Вообще, сомнение в себе – не самый заметный признак его автобиографических заметок. В письме от 15 февраля 1971 года представителям Будапештской школы, чьим основателем он себя считает, Лукач пишет:
<…> изначальное учение и метод Маркса все больше и больше заслуживают того, чтобы считаться выдающимся рассмотрением теоретико-практической взаимосвязи истории <…>. Было бы лицемерной скромностью пытаться отрицать, что в этой перемене общественного взгляда [на марксизм] мои теоретические работы играли и играют определенную роль.[77]
Лукач не договаривает здесь, что он считает себя авторитетом не только in politicis, но и in aestheticis. Его тоска по тотальности отражается в поздних сочинениях, посвященных буржуазному роману, возводимому им в образец для современной литературы. «Теория романа» имеет по сравнению с поздними текстами по меньшей мере то преимущество, что подчиняет порыв к тотальности фиктивному началу, тогда как поздний Лукач не утруждает себя различием между фикцией и реальностью и позволяет себе поэтому впрячь в одну телегу Гёте и Маркса.
В «Волшебной горе» Томас Манн воздвиг Дьёрдю Лукачу памятник в образе Лео Нафты. Несмотря на диаметрально противоположные политические взгляды, Манн уважал в Лукаче «коммуниста, умевшего ценить буржуазное наследие». Дважды, в 1919 и 1928 годах, Томас Манн ставил свою подпись под петициями немецких интеллектуалов, протестовавших против выдачи Лукача хортистскому режиму.[78] Манн высмеивает Нафту-Лукача за склонность диалектически сближать бесконечно отдаленное. В романе Нафта выставлен выкрестом-иезуитом, находящим спасение души в некоем синтезе иудаизма и католицизма. Особенно ярко эта сторона проявляется в убежденности молодого Нафты, что протестант Гёте в душе своей был на самом деле католиком:
Ибо – Нафта питал особое пристрастие к этому союзу, который приобретал в его устах что-то победоносно-неумолимое, и всякий раз, когда ему удавалось ввернуть это словечко, глаза его за стеклами очков вспыхивали холодным блеском, – ибо политика и католицизм – понятия психологически связанные, они принадлежат к одной категории, охватывающей все объективное, созидающее, деятельное, претворяющее в действительность и обращенное к внешнему миру.

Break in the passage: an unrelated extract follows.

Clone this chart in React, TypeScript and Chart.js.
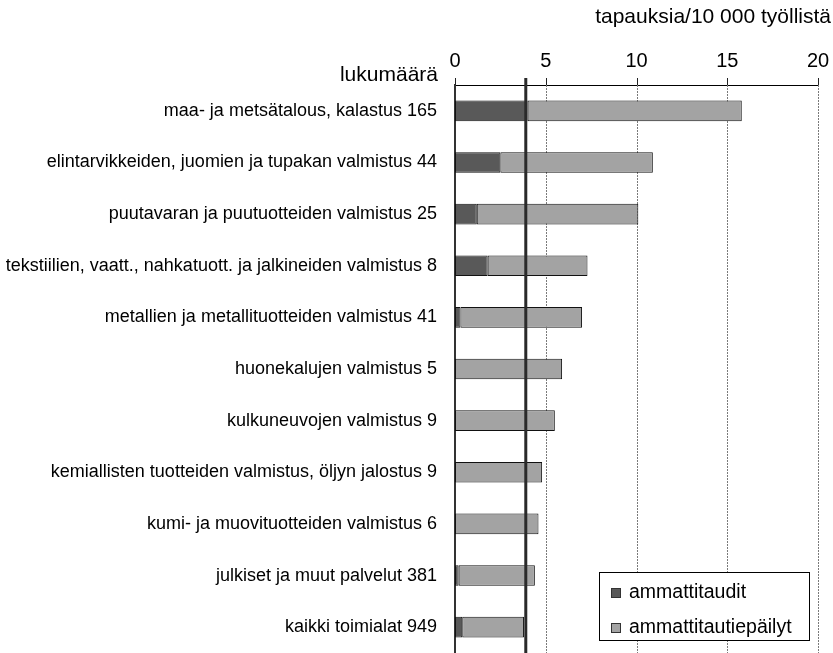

Ей противостоит пиетистская, идущая от мистики сфера протестантизма. У иезуитов, добавил он, политико-педагогическая сущность католицизма становится особенно очевидной; орден всегда считал своей вотчиной искусство управления государством и педагогику. И он назвал еще Гёте, уходящего корнями в пиетизм и несомненного протестанта, человеком, бывшим в некоторой мере католиком, – именно благодаря его объективизму и призыву к действию. Он защищал таинство исповеди и как педагог в своих взглядах был чуть ли не иезуитом.[79]
Лукачу вряд ли хотелось опознать себя в этом представлении. В семинарской работе своей будущей ассистентки Агнес Хеллер он вычеркнул красным чернилами замечание, что аргументы у Нафты были сильнее, чем у его противника Сеттембрини.[80]
Лукач тоже высказался по поводу Томаса Манна. В предисловии к «Молодому Гегелю» (1948) он признательно цитирует Маннову культурную программу для Германии, где Маркс должен осмысляться параллельно с Гёльдерлином. Разумеется, Лукач исходит из того, что этот синтез удался именно ему: тюбингенские однокашники Гегель и Гёльдерлин представляют в его глазах немецкий идеализм, который он желает не уступить без борьбы буржуазной культуре, но перевербовать для нужд своего коммунистического мировоззрения.